Since Maimonides, health care for everyone – and access to it – has been an important Jewish value. It is the realities of health care insurance costs that have certainly made practicing such a value when it comes to providing health insurance coverage to synagogue employees a bit of a challenge.

Synagogues are all over the map with their health insurance coverage of their employees. A couple of weeks ago, I was reading an online discussion regarding health insurance coverage provided to synagogue staff. Some synagogues were providing coverage for just the individual employee. A few seem to be providing family coverage. The people commenting also shared that the portion of the premium costs to synagogue employees was in the range of 15-25 percent.

I am sure that there are many congregations that would love to provide health insurance coverage to their employees as well as their families. They just don’t have the money in their budgets to provide such a benefit. We all read about how health insurance premiums are only increasing each year. Maybe the ACA and the focus on cost containment might slow down such increases. And as I, and others, have written about before, we want our synagogue budgets to allow us to do more in terms of engagement and growing our congregations.

If your synagogue is providing any synagogue employee an amount of money to subsidize or cover the cost of participation in an individual plan through an ACA health insurance exchange, unfortunately such reimbursement is taxable income. If you cover the costs of their participation in a group plan, like that of AARP or your local Chamber of Commerce, and the synagogue pays its portion directly to the sponsoring organization, no one has any tax liability.

How about if the synagogue provides a subsidy to underwrite the costs of a spouse’s group health insurance plan? There are certain required steps that need to be taken, but such a subsidy is not taxed.

As always, it is important to consult with an accountant. Even though your insurance broker might not be the provider of your synagogue’s health insurance, he/she should also be aware of the dos and don’ts regarding subsidies and what is considered taxable for the synagogue employee.



4 Comments on “Health Insurance: Taking Care of Synagogue Employees

    • Hi John,

      As always, many thanks for your comments.

      Through NATA, and even through your contacts at neighboring churches, are you aware of synagogues or churches that have gone the ACA route in terms of health insurance? How do you provide health insurance at Shir Tikvah?
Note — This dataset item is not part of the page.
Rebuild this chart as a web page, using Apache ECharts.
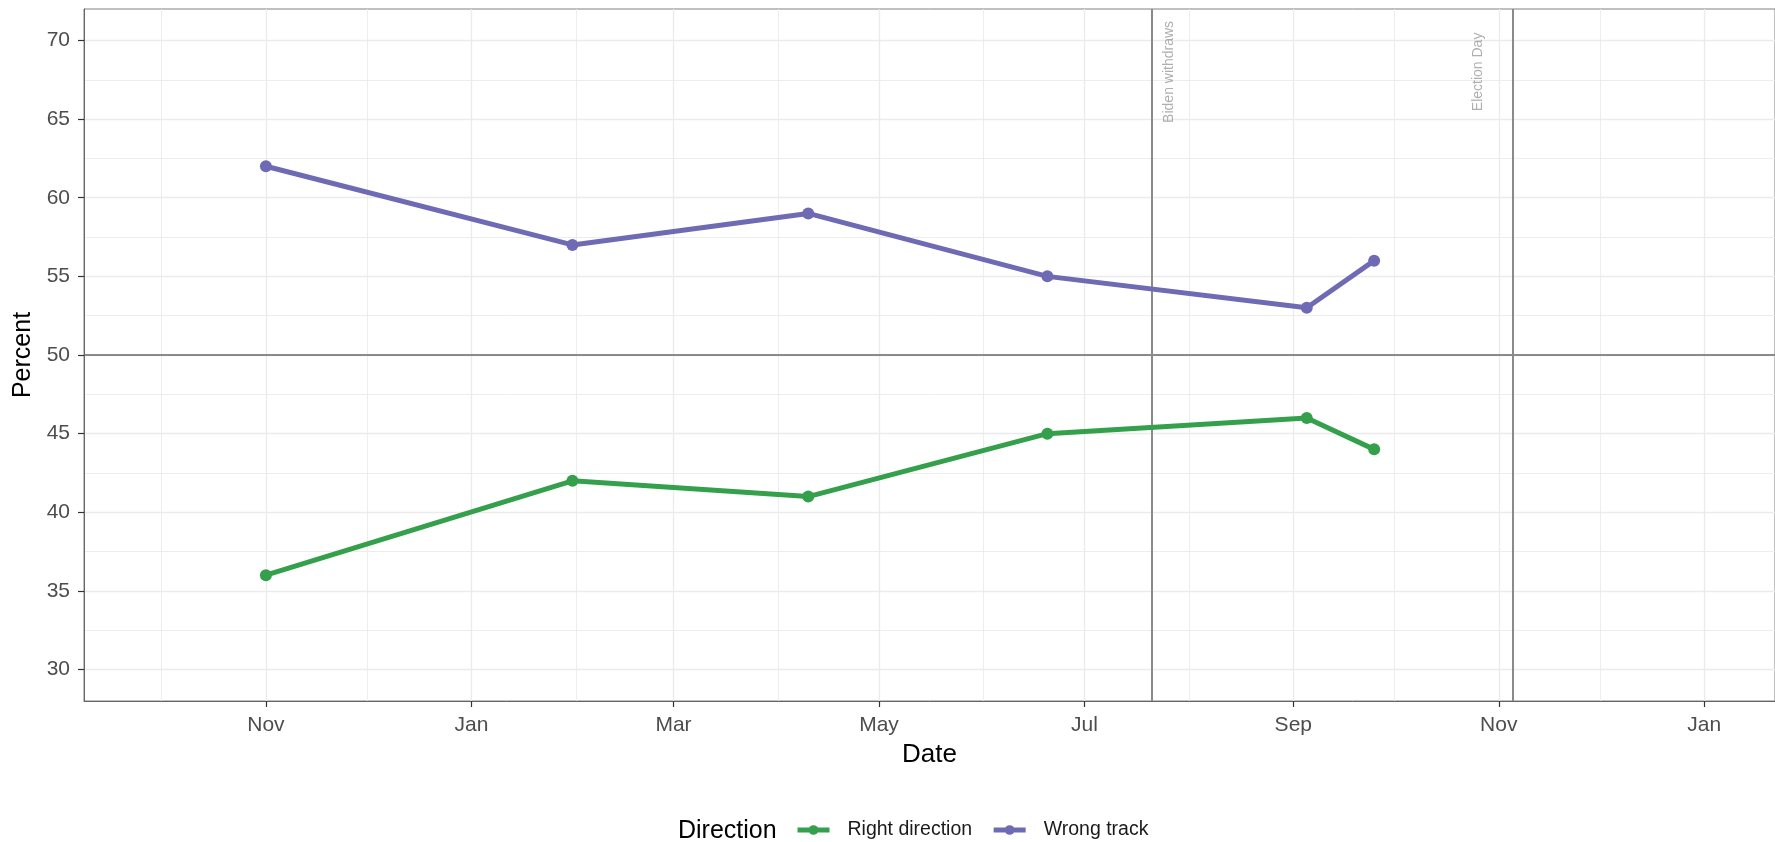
<!DOCTYPE html>
<html>
<head>
<meta charset="utf-8">
<script src="https://cdn.jsdelivr.net/npm/echarts@6/dist/echarts.min.js"></script>
<style>
html,body{margin:0;padding:0;background:#fff;}
#chart{width:1775px;height:842px;}
</style>
</head>
<body>
<div id="chart"></div>
<script>
// ---- data ----
var pollDates = ['2023-11-01','2024-01-31','2024-04-10','2024-06-20','2024-09-05','2024-09-25'];
var rightDirection = [36, 42, 41, 45, 46, 44];
var wrongTrack = [62, 57, 59, 55, 53, 56];
var seriesNames = ['Right direction', 'Wrong track'];
var majorDates = ['2023-11-01','2024-01-01','2024-03-01','2024-05-01','2024-07-01','2024-09-01','2024-11-01','2025-01-01'];
var minorDates = ['2023-10-01','2023-12-01','2024-02-01','2024-04-01','2024-06-01','2024-08-01','2024-10-01','2024-12-01'];
var monthLabels = ['Jan','Feb','Mar','Apr','May','Jun','Jul','Aug','Sep','Oct','Nov','Dec'];
var yMajor = [30,35,40,45,50,55,60,65,70];
var yMinor = [32.5,37.5,42.5,47.5,52.5,57.5,62.5,67.5];
var events = [
  {date:'2024-07-21', label:'Biden withdraws', labelDate:'2024-07-26', labelY:68},
  {date:'2024-11-05', label:'Election Day', labelDate:'2024-10-26', labelY:68}
];
var refY = 50;
var xMin = '2023-09-08', xMax = '2025-01-22';
var yMin = 28, yMax = 72;

function ts(d){ var p = d.split('-'); return new Date(+p[0], +p[1]-1, +p[2]).getTime(); }

var font = 'Liberation Sans, Arial, Helvetica, sans-serif';
var gridColor = '#ebebeb';
var green = '#35a04b', purple = '#6f6ab4';

var chart = echarts.init(document.getElementById('chart'));

var gridLines = [];
majorDates.forEach(function(d){ gridLines.push({xAxis: ts(d), lineStyle:{color:gridColor, width:1.3, type:'solid'}}); });
minorDates.forEach(function(d){ gridLines.push({xAxis: ts(d), lineStyle:{color:gridColor, width:0.9, type:'solid'}}); });
yMajor.forEach(function(v){ gridLines.push({yAxis: v, lineStyle:{color:gridColor, width:1.3, type:'solid'}}); });
yMinor.forEach(function(v){ gridLines.push({yAxis: v, lineStyle:{color:gridColor, width:0.9, type:'solid'}}); });

var refLines = [{yAxis: refY}];
events.forEach(function(e){ refLines.push({xAxis: ts(e.date)}); });

var option = {
  animation: false,
  textStyle: {fontFamily: font},
  grid: {left: 84, right: 0, top: 9, bottom: 141, show: true, borderColor: '#808080', borderWidth: 1},
  xAxis: {
    type: 'value', min: ts(xMin), max: ts(xMax), scale: true, z: 4,
    name: 'Date', nameLocation: 'middle', nameGap: 41,
    nameTextStyle: {fontSize: 26, color: '#000', fontFamily: font},
    axisLine: {show: true, lineStyle: {color: '#666', width: 1}},
    axisTick: {show: true, length: 6, lineStyle: {color: '#333', width: 1.2}, customValues: majorDates.map(ts)},
    axisLabel: {fontSize: 21, color: '#4d4d4d', margin: 14, customValues: majorDates.map(ts),
      formatter: function(v){ return monthLabels[new Date(v).getMonth()]; }},
    splitLine: {show: false}
  },
  yAxis: {
    type: 'value', min: yMin, max: yMax, z: 4,
    name: 'Percent', nameLocation: 'middle', nameGap: 42, nameRotate: 90,
    nameTextStyle: {fontSize: 25, color: '#000', fontFamily: font},
    axisLine: {show: true, lineStyle: {color: '#666', width: 1}},
    axisTick: {show: true, length: 6, lineStyle: {color: '#333', width: 1.2}, customValues: yMajor},
    axisLabel: {fontSize: 21, color: '#4d4d4d', margin: 14, customValues: yMajor},
    splitLine: {show: false}
  },
  legend: {
    data: seriesNames, top: 820, left: 795, padding: 0,
    itemWidth: 32, itemHeight: 12, itemGap: 19,
    lineStyle: {width: 5},
    textStyle: {fontSize: 19.5, color: '#1a1a1a', fontFamily: font, padding: [0, 0, 0, 13]}
  },
  graphic: [{type: 'text', left: 678, top: 819, style: {text: 'Direction', fontSize: 25, fill: '#000', fontFamily: font}}],
  series: [
    {
      type: 'line', name: '_grid', data: [], z: 0, silent: true,
      markLine: {z: 0, silent: true, symbol: 'none', label: {show: false}, animation: false, data: gridLines}
    },
    {
      type: 'line', name: '_ref', data: [], z: 1, silent: true,
      markLine: {z: 1, silent: true, symbol: 'none', label: {show: false}, animation: false,
        lineStyle: {color: '#8a8a8a', width: 2, type: 'solid'}, data: refLines}
    },
    {
      type: 'scatter', name: '_labels', z: 1, silent: true, symbolSize: 0,
      data: events.map(function(e){ return {value: [ts(e.labelDate), e.labelY], label: {formatter: e.label}}; }),
      label: {show: true, position: 'inside', rotate: 90, fontSize: 14, color: '#9a9a9a', fontFamily: font}
    },
    {
      type: 'line', name: seriesNames[0], z: 3,
      data: pollDates.map(function(d, i){ return [ts(d), rightDirection[i]]; }),
      color: green, lineStyle: {width: 5, color: green},
      symbol: 'circle', symbolSize: 12, itemStyle: {color: green}
    },
    {
      type: 'line', name: seriesNames[1], z: 3,
      data: pollDates.map(function(d, i){ return [ts(d), wrongTrack[i]]; }),
      color: purple, lineStyle: {width: 5, color: purple},
      symbol: 'circle', symbolSize: 12, itemStyle: {color: purple}
    }
  ]
};
chart.setOption(option);
</script>
</body>
</html>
  1. My big question about health insurance for synagogue employees is this: why can’t our movements (URJ, USCJ) purchase group plans for us. The church movements do so (ie the Presbyterian church has all employees in a local presbytery in the same plan). Or, could we come under a local Federation’s plan? I am sure this would afford synagogue’s better coverage at lower cost. What are the roadblocks/hurdles to doing so? Which are surmountable? Which aren’t?

    • Hi Daniel,

      I believe the URJ created a health insurance trust and tried to put together a group of synagogues to participate. A number of the larger synagogues – that were key to making the plan work because of the number of employees – had better coverage through their plans at that time so the critical mass of people required could not be met. The USCJ did a survey of its member synagogues last Spring.

      Back in June 2012, I wrote about in a blog on this topic that the Columbus Jewish Federation acts as the convener for such a plan for Federation agencies and Columbus area synagogues. Has the ACA impacted positively or negatively what your synagogue is doing in terms of health insurance coverage for its employees?

      Thanks again for raising these important questions.